Monday, September 15, 2008

Getting Better All The Time...

I know it seems I say this EVERY week . . . but I've been assured that the geothermal system will go live today. No, really. The wells are complete -- and have been connected to the house -- and the majority of the work has been completed inside. But now the two have to be linked together -- and that's what's going on today. By the time I get home this afternoon, I should be walking into a house that's finally temperature-regulated.

More than anything, it'll be nice to finally start to reclaim the house, which has been a disaster area for the last six weeks.

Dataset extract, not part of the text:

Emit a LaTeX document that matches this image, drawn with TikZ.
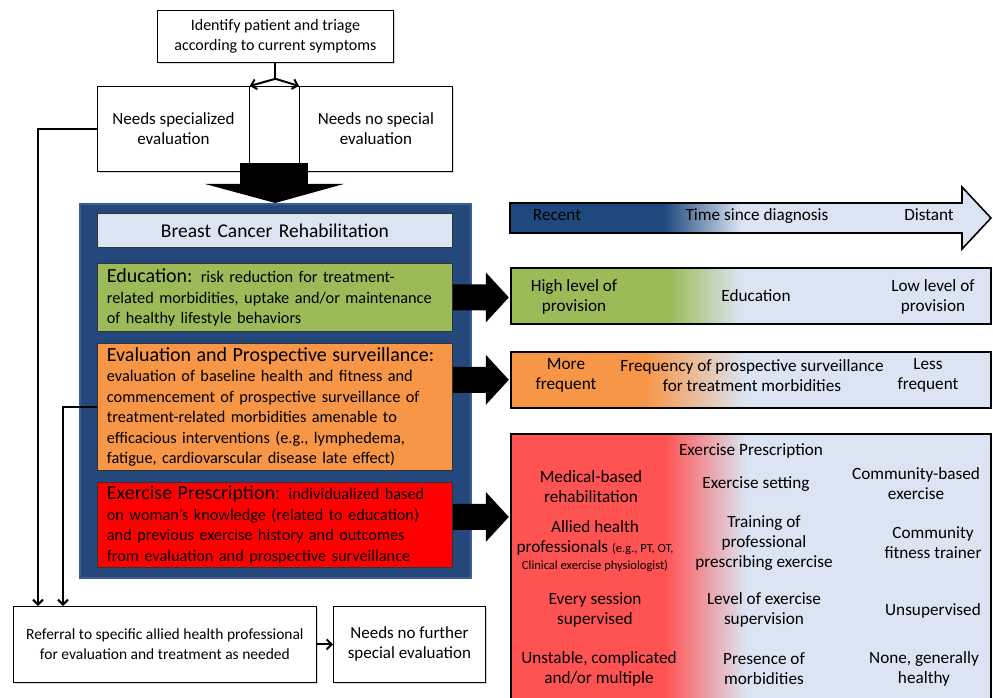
\documentclass[tikz,border=0pt]{standalone}
\usepackage{fontspec}
\setmainfont{Carlito}
\usetikzlibrary{positioning,calc,arrows.meta,shadows}

\definecolor{darkblue}{RGB}{31,73,125}
\definecolor{paleblue}{RGB}{218,228,242}
\definecolor{framebl}{RGB}{36,72,123}
\definecolor{framebd}{RGB}{62,95,145}
\definecolor{educgreen}{RGB}{155,187,89}
\definecolor{evalorange}{RGB}{247,150,70}
\definecolor{exred}{RGB}{255,0,0}
\definecolor{barred}{RGB}{255,82,82}

\newcommand{\fsz}[2]{\fontsize{#1}{#2}\selectfont}

% colour runs of the four bars on the right
\pgfdeclarehorizontalshading{timeshade}{100bp}{color(0bp)=(darkblue); color(41bp)=(darkblue); color(49bp)=(paleblue); color(100bp)=(paleblue)}
\pgfdeclarehorizontalshading{educshade}{100bp}{color(0bp)=(educgreen); color(41.5bp)=(educgreen); color(49bp)=(paleblue); color(100bp)=(paleblue)}
\pgfdeclarehorizontalshading{freqshade}{100bp}{color(0bp)=(evalorange); color(39bp)=(evalorange); color(49.5bp)=(paleblue); color(100bp)=(paleblue)}
\pgfdeclarehorizontalshading{exshade}{100bp}{color(0bp)=(barred); color(41bp)=(barred); color(49.5bp)=(paleblue); color(100bp)=(paleblue)}

% fat black arrow, #1 = start point
\newcommand{\fatarrow}[1]{%
  \fill #1 ++(0,-13) -- ++(33,0) -- ++(0,-12) -- ++(23,25) -- ++(-23,25)
       -- ++(0,-12) -- ++(-33,0) -- cycle;}

\begin{document}
\begin{tikzpicture}[%
      x=1pt, y=-1pt,
      box/.style={draw, line width=0.8pt, fill=white, align=center, inner sep=0pt,
        anchor=north west, font=\fsz{17}{20},
        drop shadow={shadow xshift=1.5pt, shadow yshift=-1.5pt, opacity=0.3}},
      stage/.style={draw=black!80, line width=0.8pt, anchor=north west, inner sep=0pt,
        minimum width=355, text width=336, align=left, font=\fsz{16.3}{20.5}},
      bar/.style={draw, line width=1.6pt, anchor=north west, minimum width=480},
      conn/.style={line width=2pt, -{Straight Barb[length=5pt,width=10pt]}},
      lbl/.style={align=center, inner sep=0pt, font=\fsz{17.2}{20}},
      one/.style={text height=12pt, text depth=4pt},
      ]
      \useasboundingbox (0,0) rectangle (993,697);
      \clip (0,0) rectangle (993,697);

      % triage at the top
      \node[box, minimum width=236, minimum height=52, font=\fsz{16}{20}] (triage) at (157,10)
        {Identify patient and triage\\according to current symptoms};
      \node[box, minimum width=152, minimum height=85] (needsspec) at (97,86)
        {Needs specialized\\evaluation};
      \node[box, minimum width=50, minimum height=85] (middlebox) at (249,86) {};
      \node[box, minimum width=153, minimum height=85] (nospec) at (299,86)
        {Needs no special\\evaluation};

      \draw[line width=2pt] (triage.south) -- ++(0,16) coordinate (forkpt);
      \draw[conn] (forkpt) -- (needsspec.north east);
      \draw[conn] (forkpt) -- (nospec.north west);

      % rehabilitation block
      \node[draw=framebd, fill=framebl, line width=1.5pt, anchor=north west,
        minimum width=391, minimum height=374] (rehab) at (79,203) {};
      \fill ($(middlebox.south)+(-34,-9)$) rectangle ++(68,21);
      \fill ($(middlebox.south)+(-70,12)$) -- ++(140,0) -- (rehab.north) -- cycle;

      \node[stage, fill=paleblue, minimum height=34, align=center, font=\fsz{19.5}{20}]
        (title) at (97,213) {Breast Cancer Rehabilitation};
      \node[stage, fill=educgreen, minimum height=68] (educ) at (97,263)
        {{\fsz{20}{20.5}Education:} risk reduction for treatment-\\
         related morbidities, uptake and/or maintenance\\
         of healthy lifestyle behaviors};
      \node[stage, fill=evalorange, minimum height=127] (evalsurv) at (97,343)
        {{\fsz{20}{20.5}Evaluation and Prospective surveillance:}\\
         evaluation of baseline health and fitness and\\
         commencement of prospective surveillance of\\
         treatment-related morbidities amenable to\\
         efficacious interventions (e.g., lymphedema,\\
         fatigue, cardiovarscular disease late effect)};
      \node[stage, fill=exred, minimum height=85] (exrx) at (97,482)
        {{\fsz{20}{20.5}Exercise Prescription:} individualized based\\
         on woman's knowledge (related to education)\\
         and previous exercise history and outcomes\\
         from evaluation and prospective surveillance};

      % referral at the bottom
      \node[box, minimum width=303, minimum height=76, font=\fsz{15.5}{20}] (referral) at (13,606)
        {Referral to specific allied health professional\\for evaluation and treatment as needed};
      \node[box, minimum width=152, minimum height=76] (nofurther) at (333,606)
        {Needs no further\\special evaluation};

      \draw[conn] (needsspec.west) -| ($(referral.north west)+(25,0)$);
      \draw[conn] (evalsurv.west) -| ($(referral.north west)+(50,0)$);
      \draw[conn] (referral) -- (nofurther);

      % bars on the right
      \shade[shading=timeshade, draw, line width=1.6pt]
        (510,203) -- (962,203) -- (962,187) -- (991,218) -- (962,249) -- (962,233)
        -- (510,233) -- cycle;
      \node[bar, shading=educshade, minimum height=56] (educbar) at (510,267) {};
      \node[bar, shading=freqshade, minimum height=56] (freqbar) at (510,351) {};
      \node[bar, shading=exshade, minimum height=290] (exbar) at (510,433) {};

      \fatarrow{(educ.east)}
      \fatarrow{(evalsurv.east |- freqbar.west)}
      \fatarrow{($(exrx.east)+(0,-8)$)}

      \node[lbl, one] (recent) at (557,216) {Recent};
      \node[lbl, one] (timesince) at (757,216) {Time since diagnosis};
      \node[lbl, one] (distant) at (929,216) {Distant};

      \node[lbl] (highprov) at (574,297) {High level of\\provision};
      \node[lbl, one] (educlbl) at (756,297) {Education};
      \node[lbl] (lowprov) at (933,297) {Low level of\\provision};

      \node[lbl] (morefreq) at (566,375) {More\\frequent};
      \node[lbl] (freqlbl) at (752,376) {Frequency of prospective surveillance\\for treatment morbidities};
      \node[lbl] (lessfreq) at (928,375) {Less\\frequent};

      \node[lbl, one] (exlbl) at (751,451) {Exercise Prescription};
      \node[lbl] (medical) at (591,487) {Medical-based\\rehabilitation};
      \node[lbl, one] (setting) at (756,484) {Exercise setting};
      \node[lbl] (community) at (916,484) {Community-based\\exercise};
      \node[lbl] (allied) at (595,546) {Allied health\\professionals {\fsz{12.5}{18}(e.g., PT, OT,}\\[-3pt]
        {\fsz{12.5}{18}Clinical exercise physiologist)}};
      \node[lbl] (training) at (764,543) {Training of\\professional\\prescribing exercise};
      \node[lbl] (trainer) at (933,543) {Community\\fitness trainer};
      \node[lbl] (everysess) at (595,610) {Every session\\supervised};
      \node[lbl] (supervision) at (764,610) {Level of exercise\\supervision};
      \node[lbl, one] (unsup) at (933,611) {Unsupervised};
      \node[lbl] (unstable) at (599,669) {Unstable, complicated\\and/or multiple};
      \node[lbl] (presence) at (764,669) {Presence of\\morbidities};
      \node[lbl] (healthy) at (924,669) {None, generally\\healthy};
      \end{tikzpicture}
\end{document}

I've started to work on the backyard, which was a sludgy gray mess, and now -- as you can see from the pic below -- looks like the surface of Mars:


In this little corner of Maryland, our soil is crammed with layers of shale, which get chewed up any time you push a shovel in the ground, and break off in enormous chunks. You can pick up the big stuff, but no matter how much you scoop up, you'll keep finding big pieces of it for weeks, as if it were burrowing to the surface on its own. Which it probably is.

As for the inside, everything we removed from the basement and crawlspace is still crammed in the spare bedroom, my old office, the front parlor, and dining room. The rest of the house is covered in dust from all the cutting and drilling.

But there's progress. Here's the space in the basement, for example, that I cleared out -- and painted white -- all ready to receive the heating/cooling unit:


And here it is as of today, with the unit squatting in place and the ductwork fitted almost perfectly into the space:


And then, of course, there's still this darn thing sitting in the boiler room, ready to be taken apart and taken out:

Typical of my luck, we discovered the doggone thing was not actually empty, even though our furnace stopped burning any fuel from it late last Spring. Apparently there's a clog in the pipe that funnels fuel from the tank to the boiler. So we've got to figure out a way to pipe the remaining fuel -- about 70 to 100 gallons, we think -- from our tank over to our neighbor's tank, about eighty feet away. We can't move it out until then, or it's considered a hazard.